1. Two examples for building a model: we (a) stop training a neural network, or (b) stop pruning a decision tree when accuracy of model on validation set starts to decrease. Then, we test the final model on a held-out set, to get the test accuracy.

2. Two examples for selecting between multiple models:

a. We do K-fold CV on one neural network with 3 layers, and one with 5 layers (to get K models for each), then we select the NN with the highest validation accuracy averaged over K models; suppose the 5 layer NN. Finally, we train the 5 layer NN on a 80% train, 20% validation split of combined K folds, and then test it on a held out set to get the test accuracy.

b. We apply two already-built SVM and decision tree models on a validation set, then we select the one with the highest validation accuracy. Finally, we test the selected model on a held-out set to get the test accuracy.
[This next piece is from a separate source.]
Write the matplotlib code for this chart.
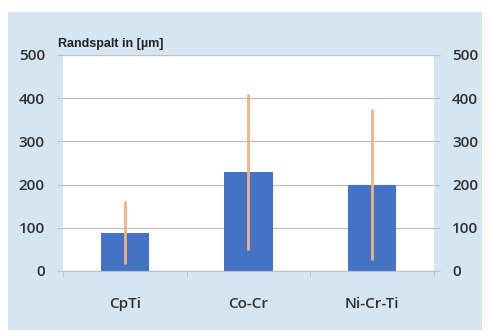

• I think I disagree with "30% test set not needed." If you are using CV to select a better model, then you are exposing the test folds (which I would call a validation set in this case) and risk overfitting there. The final test set should remain untouched (by both you and your algorithms) until the end, to estimate the final model performance (if that's something you need). But yes, while model-building, the (averaged) training fold score vs. the (averaged) validation fold score is what you're looking at for overfitting indication. Mar 13, 2019 at 20:21
• @BenReiniger You are right I should clear this case. Mar 13, 2019 at 20:23
• @Esmailian train_score is also an average of 10 scores? Also, to do a similar kind of thing with GridSearchCV(in case hyper paramter tuning and cross-validation are required in one step) can we use return_train_score=true? is it same?
– A.B
Mar 13, 2019 at 22:22
• @A.B It is an array, needs to be averaged. return_train_score=true or =false only changes the returned report, underlying result is the same. Mar 13, 2019 at 22:27
• Okay thanks, I am accepting the answer as "which accuracy is to be used" makes sense. But is it possible for you to elaborate more on "validation set is used to build/select a better model (e.g. avoid over-fitting) vs in your case, 10-fold CV tests an already-built model" for me and future readers?
– A.B
Mar 13, 2019 at 22:32

Cross validation splits your data into K folds. Each fold contains a set of training data and test data. You are correct that you get K different error rates that you then take the mean of. These error rates come from the test set of each of your K folds. If you want to get the training error rate, you would calculate the error rate on the training part of each of these K folds and then take the average.